Google Research: Differentiable Search Index
Contents
Introduction
Information Retrieval (IR) is an important technique that has laid the foundation of development of search engines and recommendation systems. For recommendation systems, it is crucial to retrieve a small pool of candidates from the vast amount of data before predicting the CTR/CVR of each item.
Considering the most popular indexing methods, such as BM25 and Embedding-based Retrieval, the process is to convert the documents into vector space and during retrieval we try to find the document that best matches the query. Therefore, the complexity would always increase with the size of documents. Is there a method that we can store all information about the documents within one single model and map the query directly to the relevant documents with this model? This is the idea of one of Google’s recent papers: Transformer Memory as a Differentiable Search Index (DSI). Arxiv Link
Overall Strategies
With DSI, the processes of indexing and retrieval are unified. When indexing, we feed the embedded sequences of documents into the model and predict their ids. For retrieval, similarly, we input the embedded query to the model and it would predict the id of the closest candidate documents. Note that indexing and retrieval are both included in training process while only retrieval is performed during inference. There are many interesting designs to explore:
Structured Identifiers
Typically, we would randomly assign some integer id to each document as their unique identifier. Suppose we have $N$ documents. For prediction, we need to output a softmax vector with dimension of $N$ to represent the probability of each document. This softmax output layer has long been notorious for its awful computational cost.
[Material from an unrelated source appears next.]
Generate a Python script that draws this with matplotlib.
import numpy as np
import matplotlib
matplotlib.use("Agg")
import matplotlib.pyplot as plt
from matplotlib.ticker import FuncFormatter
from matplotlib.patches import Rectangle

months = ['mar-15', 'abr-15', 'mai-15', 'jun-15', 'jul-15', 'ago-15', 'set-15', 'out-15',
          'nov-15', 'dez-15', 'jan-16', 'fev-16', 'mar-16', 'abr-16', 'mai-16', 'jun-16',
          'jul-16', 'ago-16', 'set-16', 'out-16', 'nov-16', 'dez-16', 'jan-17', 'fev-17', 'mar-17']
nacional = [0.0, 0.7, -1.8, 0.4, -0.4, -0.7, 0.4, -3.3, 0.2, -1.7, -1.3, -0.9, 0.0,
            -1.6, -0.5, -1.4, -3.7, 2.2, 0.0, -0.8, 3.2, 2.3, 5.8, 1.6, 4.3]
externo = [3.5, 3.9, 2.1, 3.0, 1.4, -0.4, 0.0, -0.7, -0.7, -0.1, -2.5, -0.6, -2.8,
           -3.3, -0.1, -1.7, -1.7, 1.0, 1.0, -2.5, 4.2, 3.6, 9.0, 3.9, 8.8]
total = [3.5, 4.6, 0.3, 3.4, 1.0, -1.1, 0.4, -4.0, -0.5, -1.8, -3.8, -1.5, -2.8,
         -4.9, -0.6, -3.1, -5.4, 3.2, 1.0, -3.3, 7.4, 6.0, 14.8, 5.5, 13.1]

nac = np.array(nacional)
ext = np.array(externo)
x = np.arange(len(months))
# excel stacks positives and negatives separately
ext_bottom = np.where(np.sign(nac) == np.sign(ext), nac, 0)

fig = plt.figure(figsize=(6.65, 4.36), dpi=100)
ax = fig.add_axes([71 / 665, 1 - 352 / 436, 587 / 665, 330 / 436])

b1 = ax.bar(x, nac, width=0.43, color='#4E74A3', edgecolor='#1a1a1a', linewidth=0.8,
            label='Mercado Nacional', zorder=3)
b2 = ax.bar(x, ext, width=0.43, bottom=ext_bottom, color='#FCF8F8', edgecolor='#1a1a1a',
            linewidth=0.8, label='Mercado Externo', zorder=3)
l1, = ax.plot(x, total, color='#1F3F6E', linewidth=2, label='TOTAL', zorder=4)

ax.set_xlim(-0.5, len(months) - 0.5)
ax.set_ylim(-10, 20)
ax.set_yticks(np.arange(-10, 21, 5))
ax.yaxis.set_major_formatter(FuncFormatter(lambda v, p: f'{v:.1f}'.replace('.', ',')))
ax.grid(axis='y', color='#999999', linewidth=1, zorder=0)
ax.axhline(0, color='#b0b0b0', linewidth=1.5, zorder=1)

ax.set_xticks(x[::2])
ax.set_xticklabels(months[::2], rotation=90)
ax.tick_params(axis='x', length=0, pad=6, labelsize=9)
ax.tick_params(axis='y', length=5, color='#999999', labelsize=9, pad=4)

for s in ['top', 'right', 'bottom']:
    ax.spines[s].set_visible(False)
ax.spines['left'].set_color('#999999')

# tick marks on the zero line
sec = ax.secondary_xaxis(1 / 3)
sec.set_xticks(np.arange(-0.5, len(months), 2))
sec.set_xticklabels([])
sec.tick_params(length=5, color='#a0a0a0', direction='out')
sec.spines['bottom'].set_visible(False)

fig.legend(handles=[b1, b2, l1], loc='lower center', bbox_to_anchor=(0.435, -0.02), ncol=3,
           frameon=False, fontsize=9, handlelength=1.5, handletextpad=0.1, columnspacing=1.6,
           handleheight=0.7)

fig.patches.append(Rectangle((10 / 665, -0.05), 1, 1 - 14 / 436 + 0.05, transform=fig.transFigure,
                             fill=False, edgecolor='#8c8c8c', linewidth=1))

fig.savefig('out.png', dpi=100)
However, by using a string identifier, it is possible to view each identifier as a sequence (yes string itself is a type of array!). Suppose we use strings of 6 digits to identify each document. The inference of DSI model would consist of 6 time steps of prediction with each step predicting the probability of digits. Beam search is then naturally used here.
To make the string id more meaningful, DSI proposes to cluster the document embeddings to several categories and assign the element of the document’s string id according to the id of the clustered category. Just like the graph shows. It is obvious that if two ids share a long common prefix, then the two corresponding documents are very similar. In this way, each string id is actually a representation of a prefix tree (trie)!
The authors also point out that end-to-end learning of identifiers may become an interesting future work in this area.
Co-training of Indexing and Retrieval
There are two possible training methods for DSI. The first one is to learn indexing from documents (memorization) and then fine-tune the model with query inputs. The other is co-train the indexing task and the retrieval task simultaneously in similar fashion to T5-style co-training [ref]. This is because the retrieval task is actually a down-stream task of the indexing task, which is similar to the scenario in T5. The results of tuning the ratio between the two task losses is following:
Other Settings
The authors have also considered many other aspects of designing this pipeline of information retrieval.
First, how should we chose the indexing method? A mapping from tokens to id is the most straightforward (called Inputs2Targets). The authors propose that we can train the indexing via a Bi-directional formulation. A prefix token is prepended to allow the model to know which direction of the task is being performed in. The results of Bi-directional indexing strategy is slightly worse than the Inputs2Targets strategy.
Then, how should we convert documents into sequences of embeddings? We can use the first K tokens, use a deduplicated set of tokens or use any contiguous K tokens to represent a document. However, the experiments indicate that directly using first K tokens is the best option. Deduplication and removing stopwords don’t help much.